Do we believe that their self-inflicted suffering imbues them with some special understanding of life and the process of art? If that were true would they not be practicing their art full tilt with this new understanding, gained while having their wings melt apart, and while screaming in terror as they plunged back down to the firmament? But no, most who fail because of their lack of discipline, or preparation, or planning are just making arrangements for their latest trip down another rabbit hole:  "teaching" (as in workshops).  Do we really want to believe so strongly in redemption stories?

Wanna gauge whether or not you should be taking business and shooting advice from one of these repeatingly failing wunderkind? Demand a look behind the curtain. Who benefits from their "teaching?" Beside the fees they take in does the student really benefit or is the whole enterprise a charade underwritten by a sponsor who, in the end, is the real winner? Is the "teacher" still teetering on the edge of a financial abyss? Have they really learned anything other than the magic incantation or promise of hidden knowledge readymade for pulling in workshop attendees in order to supplement the new "teacher's" income. Is the incessant sharing of their foibles meant to foster some sort of preferred underdog status in our industry? 
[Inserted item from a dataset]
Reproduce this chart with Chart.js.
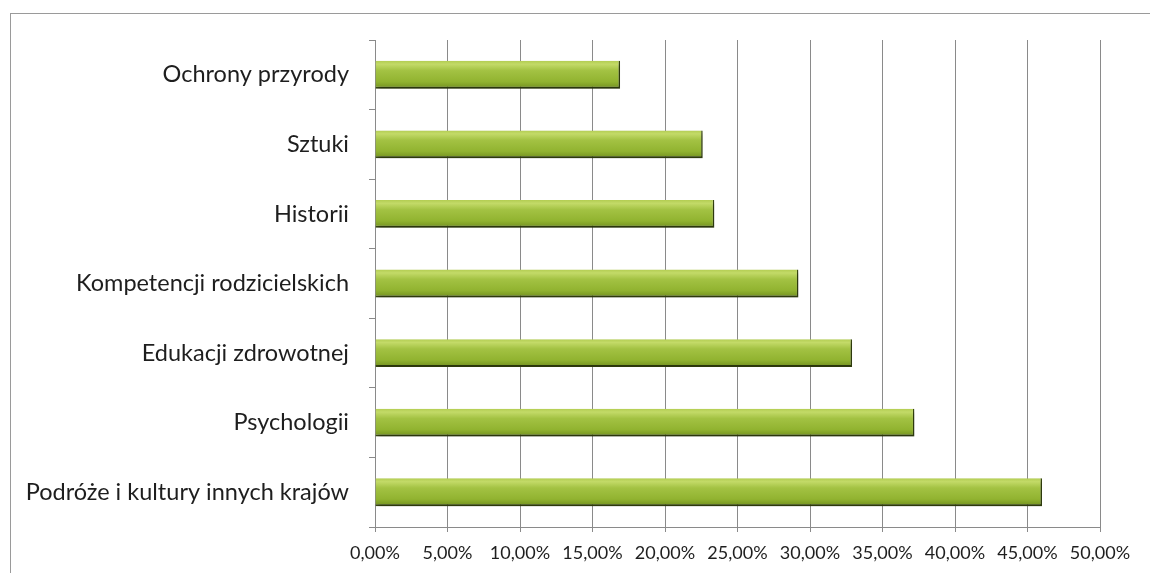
<!DOCTYPE html>
<html>
<head>
<meta charset="utf-8">
<script src="https://cdn.jsdelivr.net/npm/chart.js@4"></script>
<style>
  html, body { margin: 0; padding: 0; background: #fff; }
  #wrap { position: relative; width: 1150px; height: 573px; overflow: hidden; }
  #frame { position: absolute; left: 10px; top: 13px; width: 1200px; height: 700px;
           border-top: 1px solid #9a9a9a; border-left: 1px solid #9a9a9a; }
  #c { position: absolute; left: 0; top: 0; }
</style>
</head>
<body>
<div id="wrap">
  <div id="frame"></div>
  <canvas id="c" width="1150" height="573"></canvas>
</div>
<script>
const categories = [
  "Ochrony przyrody",
  "Sztuki",
  "Historii",
  "Kompetencji rodzicielskich",
  "Edukacji zdrowotnej",
  "Psychologii",
  "Podróże i kultury innych krajów"
];
const values = [0.169, 0.226, 0.234, 0.292, 0.329, 0.372, 0.460];
const xTickValues = [0, 0.05, 0.10, 0.15, 0.20, 0.25, 0.30, 0.35, 0.40, 0.45, 0.50];

function fmtPct(v) {
  return (v * 100).toFixed(2).replace('.', ',') + '%';
}

const shadowPlugin = {
  id: 'barShadow',
  beforeDatasetsDraw(chart) {
    const ctx = chart.ctx;
    ctx.save();
    ctx.shadowColor = 'rgba(0,0,0,0.30)';
    ctx.shadowBlur = 4;
    ctx.shadowOffsetX = 2;
    ctx.shadowOffsetY = 3;
  },
  afterDatasetsDraw(chart) {
    chart.ctx.restore();
  }
};

function barGradient(c) {
  const chart = c.chart;
  const ys = chart.scales && chart.scales.y;
  if (c.type !== 'data' || !ys || ys.height === undefined) return '#95b736';
  const cy = ys.getPixelForValue(c.dataIndex);
  const half = ys.height / categories.length * 0.4 / 2;
  const g = chart.ctx.createLinearGradient(0, cy - half, 0, cy + half);
  g.addColorStop(0, '#b3cd52');
  g.addColorStop(0.12, '#c3da68');
  g.addColorStop(0.35, '#a3c243');
  g.addColorStop(0.75, '#91b330');
  g.addColorStop(1, '#718f1f');
  return g;
}

new Chart(document.getElementById('c'), {
  type: 'bar',
  data: {
    labels: categories,
    datasets: [{
      data: values,
      backgroundColor: barGradient,
      borderColor: '#3a4a10',
      borderWidth: { top: 0, left: 0, right: 1.5, bottom: 2 },
      borderSkipped: false,
      barPercentage: 0.4,
      categoryPercentage: 1.0
    }]
  },
  options: {
    indexAxis: 'y',
    responsive: false,
    animation: false,
    devicePixelRatio: 1,
    layout: { padding: { left: 0, right: 50, top: 40, bottom: 0 } },
    plugins: { legend: { display: false }, tooltip: { enabled: false } },
    scales: {
      x: {
        min: 0, max: 0.5,
        afterBuildTicks(scale) { scale.ticks = xTickValues.map(v => ({ value: v })); },
        afterFit(scale) { scale.height = 46; },
        grid: { color: '#8a8a8a', lineWidth: 1, tickLength: 5, drawTicks: true },
        border: { display: true, color: '#8a8a8a', width: 1 },
        ticks: {
          callback: v => fmtPct(v),
          color: '#1e1e1e',
          padding: 10,
          maxRotation: 0,
          font: { family: 'Lato', size: 18 }
        }
      },
      y: {
        afterFit(scale) { scale.width = 375; },
        grid: { offset: true, drawOnChartArea: false, tickLength: 6, color: '#8a8a8a' },
        border: { display: true, color: '#8a8a8a', width: 1 },
        ticks: {
          color: '#1e1e1e',
          padding: 20,
          font: { family: 'Lato', size: 23.5 }
        }
      }
    }
  },
  plugins: [shadowPlugin]
});
</script>
</body>
</html>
Maybe a better series of workshops (and something that would really help our industry) would be structured  around how to actually do the business successfully. How to set up a retirement account. How to save money for a rainy day. How to grow your business in a smart way. How to bill. How to market. How to sell. How to stay married (a proven way to become wealthier, by the way...). How to balance a career with your family. How to make your kids proud of you... And maybe the courses could be taught by solid professionals instead. 

The real secret to a happy and fulfilling life in photography, as far as I can see, is to do well every day. Being happy doing good work. Sustainability. Freedom from anxiety over money. Because wherever you go in this world you still have you to work with....

Just a thought after reading my 50th back from bankruptcy redemption fable from photographers on the web.

Easy lesson? Don't buy stuff you can't afford.